GE Hitachi Nuclear Energy has landed a contract from the Tennessee Valley Authority to provide outage services for the authority’s Browns Ferry Nuclear Power Plant near Decatur, Alabama, officials announced Thursday.
The contract, valued at more than $70 million, calls for New Hanover County-based GE Hitachi to provide a full portfolio of outage and inspection services to the three GE boiling water reactors at the Browns Ferry site, according to a news release. Outage services are “scheduled, rigorously planned” maintenance events, GE Hitachi spokesman Jonathan Allen said Thursday. The work at Browns Ferry will involve removal and replacement of part of the reactor fuel any other maintenance that the reactor requires, he added.
The agreement runs through 2020 and includes three outages at each reactor, for a total of nine outages.
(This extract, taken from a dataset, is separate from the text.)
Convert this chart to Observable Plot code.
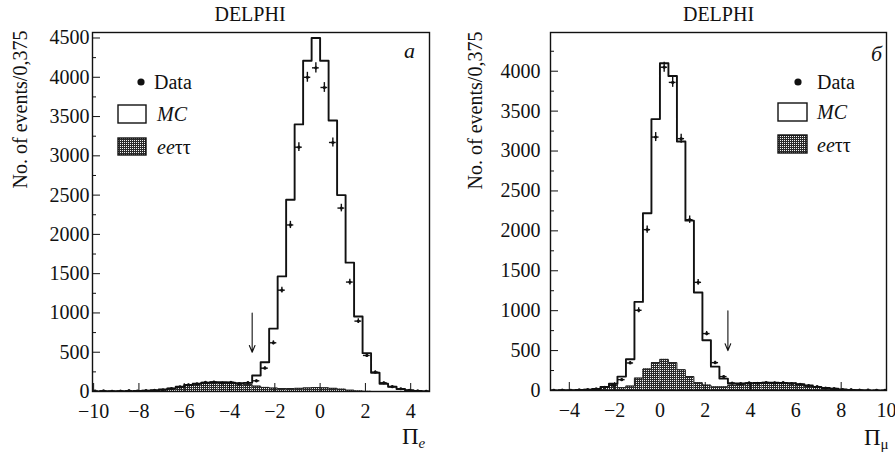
<!DOCTYPE html>
<html>
<head>
<meta charset="utf-8">
<script src="https://cdn.jsdelivr.net/npm/d3@7"></script>
<script src="https://cdn.jsdelivr.net/npm/@observablehq/plot@0.6"></script>
<style>
  body { margin: 0; background: #fff; font-family: 'Liberation Serif'; }
  #fig { position: relative; width: 895px; height: 453px; color: #111; }
  .panel { position: absolute; top: 0; }
  #overlay { position: absolute; left: 0; top: 0; pointer-events: none; }
  #overlay text { font-family: 'Liberation Serif'; font-size: 20px; }
</style>
</head>
<body>
<div id="fig">
  <div class="panel" id="left" style="left:0px"></div>
  <div class="panel" id="right" style="left:448px"></div>
  <svg id="overlay" width="895" height="453" fill="#111">
    <defs>
      <pattern id="hatch" width="2" height="2" patternUnits="userSpaceOnUse">
        <rect width="2" height="2" fill="#2a2a2a"/>
        <rect width="1" height="1" fill="#f4f4f4"/>
      </pattern>
    </defs>
    <!-- legend, left panel -->
    <circle cx="141" cy="82" r="3.6"/>
    <text x="154" y="82" dy="0.34em" style="font-family:'Liberation Serif'">Data</text>
    <rect x="118" y="105" width="28" height="18" fill="#fff" stroke="#111" stroke-width="1.4"/>
    <text x="157" y="114" dy="0.34em" font-style="italic" style="font-family:'Liberation Serif'">MC</text>
    <rect x="118" y="138" width="28" height="17" fill="url(#hatch)" stroke="#111" stroke-width="1.4"/>
    <text x="157" y="147" dy="0.34em" style="font-family:'Liberation Serif'"><tspan font-style="italic">ee</tspan>ττ</text>
    <!-- legend, right panel -->
    <circle cx="798" cy="82" r="3.6"/>
    <text x="817" y="82" dy="0.34em" style="font-family:'Liberation Serif'">Data</text>
    <rect x="778" y="103" width="29" height="18" fill="#fff" stroke="#111" stroke-width="1.4"/>
    <text x="817" y="112" dy="0.34em" font-style="italic" style="font-family:'Liberation Serif'">MC</text>
    <rect x="778" y="135" width="29" height="18" fill="url(#hatch)" stroke="#111" stroke-width="1.4"/>
    <text x="817" y="145" dy="0.34em" style="font-family:'Liberation Serif'"><tspan font-style="italic">ee</tspan>ττ</text>
  </svg>
</div>
<script>
// Histograms share a bin width of 0.375; bin k spans [k·w, (k+1)·w).
const binWidth = 0.375;

// Π_e distribution (electron identification)
const eFirstBin = -27;
const eMC = [2,3,3,4,5,7,10,16,26,40,60,82,100,112,118,117,112,105,110,204,373,800,1465,2440,3400,4210,4500,4210,3450,2500,1640,955,488,238,98,60,32,15,6,2];
const eData = [5,8,3,6,10,4,12,14,22,38,58,85,96,115,120,108,118,100,112,136,297,620,1290,2120,3110,4000,4120,3870,3170,2335,1393,896,459,246,111,62,35,15,8,3];
const eBgFirstBin = -22;
const eBg = [3,6,12,22,36,55,78,96,108,115,114,108,100,88,68,52,43,38,38,40,45,50,47,40,30,16,7,2];
const eCut = [{x: -3, from: 1000, to: 500}];
const eXTicks = [-10, -8, -6, -4, -2, 0, 2, 4];
const eYTicks = [0, 500, 1000, 1500, 2000, 2500, 3000, 3500, 4000, 4500];
const eYMinor = [250, 750, 1250, 1750, 2250, 2750, 3250, 3750, 4250];

// Π_μ distribution (muon identification)
const mFirstBin = -13;
const mMC = [2,3,4,6,10,18,45,86,174,392,1110,2220,3400,4100,3940,3120,2128,1228,630,299,149,88,88,92,95,98,98,96,92,80,62,46,33,22,14,8,4,2,2,1];
const mData = [3,5,2,8,12,20,40,65,136,345,1005,2015,3175,4050,3860,3155,2140,1355,713,349,174,92,85,95,90,100,95,98,88,78,60,48,30,24,12,10,5,4,3,2];
const mBgFirstBin = -7;
const mBg = [40,80,35,55,155,270,350,390,350,260,175,98,68,46,46,65,78,85,90,92,92,90,85,72,55,40,28,18,10,5,2];
const mCut = [{x: 3, from: 1000, to: 500}];
const mXTicks = [-4, -2, 0, 2, 4, 6, 8, 10];
const mYTicks = [0, 500, 1000, 1500, 2000, 2500, 3000, 3500, 4000];
const mYMinor = [250, 750, 1250, 1750, 2250, 2750, 3250, 3750, 4250];

const experiment = "DELPHI";
const yTitle = "No. of events/0,375";
const serif = "Liberation Serif";

function toBins(first, values) {
  return values.map((v, i) => {
    const k = first + i;
    return {x1: k * binWidth, x2: (k + 1) * binWidth, xc: (k + 0.5) * binWidth, v};
  });
}

// outline of a histogram as a closed staircase
function staircase(bins) {
  const pts = [{x: bins[0].x1, y: 0}];
  for (const b of bins) pts.push({x: b.x1, y: b.v}, {x: b.x2, y: b.v});
  pts.push({x: bins[bins.length - 1].x2, y: 0});
  return pts;
}

function panel(o) {
  const mc = toBins(o.mcFirst, o.mc);
  const data = toBins(o.mcFirst, o.data);
  const bg = toBins(o.bgFirst, o.bg);
  const ink = "#111";
  const txt = {fontFamily: serif, fill: ink};
  return Plot.plot({
    width: 447,
    height: 453,
    marginTop: 32,
    marginBottom: o.marginBottom,
    marginLeft: o.marginLeft,
    marginRight: o.marginRight,
    style: {fontFamily: serif, fontSize: "20px", color: ink, background: "transparent", overflow: "visible"},
    x: {domain: o.xDomain, label: null},
    y: {domain: o.yDomain, label: null},
    marks: [
      Plot.rectY(bg, {x1: "x1", x2: "x2", y: "v", fill: "url(#hatch)", clip: true}),
      Plot.line(staircase(bg), {x: "x", y: "y", stroke: "#222", strokeWidth: 1, clip: true}),
      Plot.line(staircase(mc), {x: "x", y: "y", stroke: ink, strokeWidth: 1.9, clip: true}),
      Plot.ruleX(data, {x: "xc", y1: d => d.v - Math.sqrt(d.v), y2: d => d.v + Math.sqrt(d.v), stroke: ink, strokeWidth: 1.4, clip: true}),
      Plot.ruleY(data, {y: "v", x1: d => d.xc - 0.15, x2: d => d.xc + 0.15, stroke: ink, strokeWidth: 1.4, clip: true}),
      Plot.dot(data, {x: "xc", y: "v", r: 1.6, fill: ink, clip: true}),
      Plot.arrow(o.cut, {x: "x", y1: "from", y2: "to", stroke: ink, strokeWidth: 1.1, headLength: 10, headAngle: 45}),
      Plot.frame({stroke: ink, strokeWidth: 1.4}),
      // inward ticks
      Plot.axisX({ticks: o.xTicks, tickSize: -8, tickFormat: () => "", label: null, stroke: ink}),
      Plot.axisY({ticks: o.yTicks, tickSize: -8, tickFormat: () => "", label: null, stroke: ink}),
      Plot.axisY({ticks: o.yMinor, tickSize: -4, tickFormat: () => "", label: null, stroke: ink}),
      // tick labels
      Plot.axisX({ticks: o.xTicks, tickSize: 0, tickPadding: 12, label: null, fontSize: 20, ...txt}),
      Plot.axisY({ticks: o.yTicks, tickSize: 0, tickPadding: o.yPad, tickFormat: d => String(d), label: null, fontSize: 20, ...txt}),
      // titles
      Plot.text([experiment], {frameAnchor: "top", dx: o.titleDx, dy: -18, lineAnchor: "middle", fontSize: 20, ...txt}),
      Plot.text([yTitle], {frameAnchor: "top-left", dx: o.yTitleDx, dy: o.yTitleDy, rotate: -90, textAnchor: "middle", lineAnchor: "middle", fontSize: 20, ...txt}),
      Plot.text([o.tag], {frameAnchor: "top-right", dx: o.tagDx, dy: o.tagDy, textAnchor: "middle", lineAnchor: "middle", fontSize: 22, fontStyle: "italic", ...txt}),
      Plot.text(["Π"], {frameAnchor: "bottom-right", dx: o.piDx, dy: o.piDy, textAnchor: "end", lineAnchor: "bottom", fontSize: 23, ...txt}),
      Plot.text([o.sub], {frameAnchor: "bottom-right", dx: o.piDx, dy: o.piDy + 4, textAnchor: "start", lineAnchor: "bottom", fontSize: 15, fontStyle: o.subItalic ? "italic" : "normal", ...txt})
    ]
  });
}

document.getElementById("left").append(panel({
  mc: eMC, data: eData, mcFirst: eFirstBin, bg: eBg, bgFirst: eBgFirstBin, cut: eCut,
  xDomain: [-10.05, 4.83], yDomain: [0, 4570],
  xTicks: eXTicks, yTicks: eYTicks, yMinor: eYMinor,
  marginLeft: 92, marginRight: 18, marginBottom: 62, yPad: 3,
  titleDx: -11, yTitleDx: -72, yTitleDy: 77,
  tag: "а", tagDx: -20, tagDy: 18,
  sub: "e", subItalic: true, piDx: -11, piDy: 52
}));

document.getElementById("right").append(panel({
  mc: mMC, data: mData, mcFirst: mFirstBin, bg: mBg, bgFirst: mBgFirstBin, cut: mCut,
  xDomain: [-4.83, 10], yDomain: [0, 4485],
  xTicks: mXTicks, yTicks: mYTicks, yMinor: mYMinor,
  marginLeft: 102, marginRight: 9, marginBottom: 63, yPad: 10,
  titleDx: 0, yTitleDx: -75, yTitleDy: 78,
  tag: "б", tagDx: -10, tagDy: 21,
  sub: "μ", subItalic: false, piDx: -6, piDy: 54
}));
</script>
</body>
</html>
Typically, a boiling water reactor undergoes a planned outage every 18 months, Allen said, although sometimes a reactor can go as long as 24 months between outages.
“Usually outages are scheduled in the spring and fall when energy demands are lower,” he said.
At full capacity, Browns Ferry’s three GE boiling water reactors generate a combined 3,300 megawatts – enough electricity to meet the needs of more than 2 million homes – which is 10 percent of Tennessee Valley Authority’s total generation capacity, the release stated.
The Tennessee Valley Authority, created in 1933, is a corporate agency of the United States that provides electricity for business customers and local power distributors serving 9 million people in parts of seven Southeastern states, its website states. TVA receives no taxpayer funding, deriving virtually all of its revenues from sales of electricity.
One significant aspect of GE Hitachi's winning the contract, according to Allen, is that the Browns Ferry outage work was previously being done by a competitor.
Vying for contracts previously held by competitors is one way in which GE Hitachi is trying to increase its market share, which currently is about 80 percent for work on GE equipment, according to GE Hitachi spokesman Christopher White. The company is also looking to expand its outage services to non-GE boiling water reactors and to add services to pressurized water reactors
. The company’s first pressurized water reactor outage services were completed earlier this fall, Allen said.